• [THE EXERCISE] Type out the data exactly as given. Skip any image.

☆ ☆ ☆ ☆

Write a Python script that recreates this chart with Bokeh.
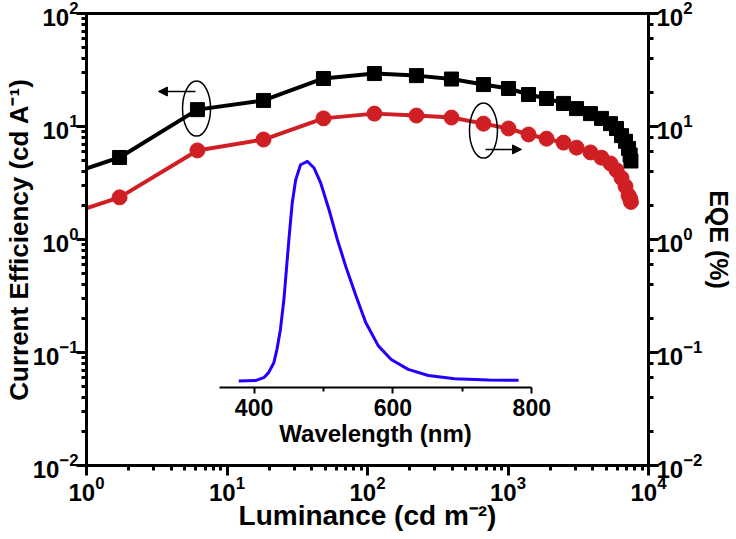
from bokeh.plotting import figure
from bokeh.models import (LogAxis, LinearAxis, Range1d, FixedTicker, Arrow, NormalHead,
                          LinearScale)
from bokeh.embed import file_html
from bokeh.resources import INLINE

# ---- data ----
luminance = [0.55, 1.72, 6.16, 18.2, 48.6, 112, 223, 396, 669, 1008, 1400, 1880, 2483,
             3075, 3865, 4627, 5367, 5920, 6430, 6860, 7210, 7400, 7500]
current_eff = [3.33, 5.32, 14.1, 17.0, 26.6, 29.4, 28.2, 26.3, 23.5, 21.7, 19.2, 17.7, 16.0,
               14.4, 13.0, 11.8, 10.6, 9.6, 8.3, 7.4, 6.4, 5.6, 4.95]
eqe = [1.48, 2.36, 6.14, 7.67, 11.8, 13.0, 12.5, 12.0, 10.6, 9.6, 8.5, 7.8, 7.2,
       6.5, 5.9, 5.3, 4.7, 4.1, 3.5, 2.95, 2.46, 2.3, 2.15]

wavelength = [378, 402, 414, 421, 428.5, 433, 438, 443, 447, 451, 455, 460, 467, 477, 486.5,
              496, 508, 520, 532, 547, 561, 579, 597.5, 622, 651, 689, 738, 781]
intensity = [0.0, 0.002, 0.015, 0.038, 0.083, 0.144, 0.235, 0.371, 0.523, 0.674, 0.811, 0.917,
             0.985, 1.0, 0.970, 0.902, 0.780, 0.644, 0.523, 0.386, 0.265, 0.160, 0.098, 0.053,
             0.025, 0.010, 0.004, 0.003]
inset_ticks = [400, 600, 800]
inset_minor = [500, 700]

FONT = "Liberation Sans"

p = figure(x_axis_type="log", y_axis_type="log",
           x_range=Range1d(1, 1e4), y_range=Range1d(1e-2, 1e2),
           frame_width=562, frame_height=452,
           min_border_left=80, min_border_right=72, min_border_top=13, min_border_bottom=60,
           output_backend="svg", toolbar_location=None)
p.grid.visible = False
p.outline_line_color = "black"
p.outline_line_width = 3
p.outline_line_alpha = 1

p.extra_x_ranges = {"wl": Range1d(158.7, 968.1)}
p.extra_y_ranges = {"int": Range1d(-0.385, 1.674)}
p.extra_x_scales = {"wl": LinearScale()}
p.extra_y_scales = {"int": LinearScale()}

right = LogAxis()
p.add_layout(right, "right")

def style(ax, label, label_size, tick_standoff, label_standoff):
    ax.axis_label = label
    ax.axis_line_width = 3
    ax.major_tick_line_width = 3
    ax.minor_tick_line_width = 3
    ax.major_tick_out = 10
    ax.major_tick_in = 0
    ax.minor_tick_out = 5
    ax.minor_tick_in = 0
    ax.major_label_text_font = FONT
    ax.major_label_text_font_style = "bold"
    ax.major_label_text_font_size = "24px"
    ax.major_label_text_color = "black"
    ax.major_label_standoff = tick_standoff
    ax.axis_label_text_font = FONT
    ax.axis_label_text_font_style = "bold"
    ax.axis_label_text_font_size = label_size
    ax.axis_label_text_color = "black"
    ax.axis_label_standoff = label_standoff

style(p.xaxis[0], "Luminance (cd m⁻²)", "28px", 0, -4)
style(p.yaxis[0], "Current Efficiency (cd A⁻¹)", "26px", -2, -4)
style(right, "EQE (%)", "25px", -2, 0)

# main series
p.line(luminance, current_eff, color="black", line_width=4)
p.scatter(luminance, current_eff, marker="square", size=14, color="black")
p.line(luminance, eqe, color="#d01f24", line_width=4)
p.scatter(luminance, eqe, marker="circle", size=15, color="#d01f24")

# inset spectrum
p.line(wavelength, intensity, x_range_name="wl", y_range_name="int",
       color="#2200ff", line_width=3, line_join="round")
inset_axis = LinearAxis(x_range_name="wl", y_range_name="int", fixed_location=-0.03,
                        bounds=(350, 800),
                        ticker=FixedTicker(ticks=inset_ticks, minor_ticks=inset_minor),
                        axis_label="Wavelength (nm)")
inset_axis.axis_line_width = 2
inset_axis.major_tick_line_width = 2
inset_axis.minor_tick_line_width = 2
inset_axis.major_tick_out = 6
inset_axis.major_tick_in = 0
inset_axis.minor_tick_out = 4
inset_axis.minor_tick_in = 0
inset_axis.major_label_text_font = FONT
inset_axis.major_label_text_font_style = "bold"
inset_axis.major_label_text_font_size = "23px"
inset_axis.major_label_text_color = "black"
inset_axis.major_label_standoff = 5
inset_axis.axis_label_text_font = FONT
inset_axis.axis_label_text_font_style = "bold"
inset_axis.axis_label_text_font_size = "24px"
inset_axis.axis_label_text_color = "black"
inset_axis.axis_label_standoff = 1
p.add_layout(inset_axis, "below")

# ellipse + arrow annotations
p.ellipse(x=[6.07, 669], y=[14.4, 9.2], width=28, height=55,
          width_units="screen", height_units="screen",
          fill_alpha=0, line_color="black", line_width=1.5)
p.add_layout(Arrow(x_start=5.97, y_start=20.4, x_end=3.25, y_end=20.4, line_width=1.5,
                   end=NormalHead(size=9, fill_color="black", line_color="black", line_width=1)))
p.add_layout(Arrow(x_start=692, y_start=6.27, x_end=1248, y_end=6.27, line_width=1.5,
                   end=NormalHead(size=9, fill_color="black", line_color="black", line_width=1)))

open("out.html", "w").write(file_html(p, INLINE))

☆ ☆ ☆ ☆

• [SOLVED PROBLEM]
Write a Python script that recreates this chart with Bokeh.
from bokeh.plotting import figure
from bokeh.models import (LogAxis, LinearAxis, Range1d, FixedTicker, Arrow, NormalHead,
                          LinearScale)
from bokeh.embed import file_html
from bokeh.resources import INLINE

# ---- data ----
luminance = [0.55, 1.72, 6.16, 18.2, 48.6, 112, 223, 396, 669, 1008, 1400, 1880, 2483,
             3075, 3865, 4627, 5367, 5920, 6430, 6860, 7210, 7400, 7500]
current_eff = [3.33, 5.32, 14.1, 17.0, 26.6, 29.4, 28.2, 26.3, 23.5, 21.7, 19.2, 17.7, 16.0,
               14.4, 13.0, 11.8, 10.6, 9.6, 8.3, 7.4, 6.4, 5.6, 4.95]
eqe = [1.48, 2.36, 6.14, 7.67, 11.8, 13.0, 12.5, 12.0, 10.6, 9.6, 8.5, 7.8, 7.2,
       6.5, 5.9, 5.3, 4.7, 4.1, 3.5, 2.95, 2.46, 2.3, 2.15]

wavelength = [378, 402, 414, 421, 428.5, 433, 438, 443, 447, 451, 455, 460, 467, 477, 486.5,
              496, 508, 520, 532, 547, 561, 579, 597.5, 622, 651, 689, 738, 781]
intensity = [0.0, 0.002, 0.015, 0.038, 0.083, 0.144, 0.235, 0.371, 0.523, 0.674, 0.811, 0.917,
             0.985, 1.0, 0.970, 0.902, 0.780, 0.644, 0.523, 0.386, 0.265, 0.160, 0.098, 0.053,
             0.025, 0.010, 0.004, 0.003]
inset_ticks = [400, 600, 800]
inset_minor = [500, 700]

FONT = "Liberation Sans"

p = figure(x_axis_type="log", y_axis_type="log",
           x_range=Range1d(1, 1e4), y_range=Range1d(1e-2, 1e2),
           frame_width=562, frame_height=452,
           min_border_left=80, min_border_right=72, min_border_top=13, min_border_bottom=60,
           output_backend="svg", toolbar_location=None)
p.grid.visible = False
p.outline_line_color = "black"
p.outline_line_width = 3
p.outline_line_alpha = 1

p.extra_x_ranges = {"wl": Range1d(158.7, 968.1)}
p.extra_y_ranges = {"int": Range1d(-0.385, 1.674)}
p.extra_x_scales = {"wl": LinearScale()}
p.extra_y_scales = {"int": LinearScale()}

right = LogAxis()
p.add_layout(right, "right")

def style(ax, label, label_size, tick_standoff, label_standoff):
    ax.axis_label = label
    ax.axis_line_width = 3
    ax.major_tick_line_width = 3
    ax.minor_tick_line_width = 3
    ax.major_tick_out = 10
    ax.major_tick_in = 0
    ax.minor_tick_out = 5
    ax.minor_tick_in = 0
    ax.major_label_text_font = FONT
    ax.major_label_text_font_style = "bold"
    ax.major_label_text_font_size = "24px"
    ax.major_label_text_color = "black"
    ax.major_label_standoff = tick_standoff
    ax.axis_label_text_font = FONT
    ax.axis_label_text_font_style = "bold"
    ax.axis_label_text_font_size = label_size
    ax.axis_label_text_color = "black"
    ax.axis_label_standoff = label_standoff

style(p.xaxis[0], "Luminance (cd m⁻²)", "28px", 0, -4)
style(p.yaxis[0], "Current Efficiency (cd A⁻¹)", "26px", -2, -4)
style(right, "EQE (%)", "25px", -2, 0)

# main series
p.line(luminance, current_eff, color="black", line_width=4)
p.scatter(luminance, current_eff, marker="square", size=14, color="black")
p.line(luminance, eqe, color="#d01f24", line_width=4)
p.scatter(luminance, eqe, marker="circle", size=15, color="#d01f24")

# inset spectrum
p.line(wavelength, intensity, x_range_name="wl", y_range_name="int",
       color="#2200ff", line_width=3, line_join="round")
inset_axis = LinearAxis(x_range_name="wl", y_range_name="int", fixed_location=-0.03,
                        bounds=(350, 800),
                        ticker=FixedTicker(ticks=inset_ticks, minor_ticks=inset_minor),
                        axis_label="Wavelength (nm)")
inset_axis.axis_line_width = 2
inset_axis.major_tick_line_width = 2
inset_axis.minor_tick_line_width = 2
inset_axis.major_tick_out = 6
inset_axis.major_tick_in = 0
inset_axis.minor_tick_out = 4
inset_axis.minor_tick_in = 0
inset_axis.major_label_text_font = FONT
inset_axis.major_label_text_font_style = "bold"
inset_axis.major_label_text_font_size = "23px"
inset_axis.major_label_text_color = "black"
inset_axis.major_label_standoff = 5
inset_axis.axis_label_text_font = FONT
inset_axis.axis_label_text_font_style = "bold"
inset_axis.axis_label_text_font_size = "24px"
inset_axis.axis_label_text_color = "black"
inset_axis.axis_label_standoff = 1
p.add_layout(inset_axis, "below")

# ellipse + arrow annotations
p.ellipse(x=[6.07, 669], y=[14.4, 9.2], width=28, height=55,
          width_units="screen", height_units="screen",
          fill_alpha=0, line_color="black", line_width=1.5)
p.add_layout(Arrow(x_start=5.97, y_start=20.4, x_end=3.25, y_end=20.4, line_width=1.5,
                   end=NormalHead(size=9, fill_color="black", line_color="black", line_width=1)))
p.add_layout(Arrow(x_start=692, y_start=6.27, x_end=1248, y_end=6.27, line_width=1.5,
                   end=NormalHead(size=9, fill_color="black", line_color="black", line_width=1)))

open("out.html", "w").write(file_html(p, INLINE))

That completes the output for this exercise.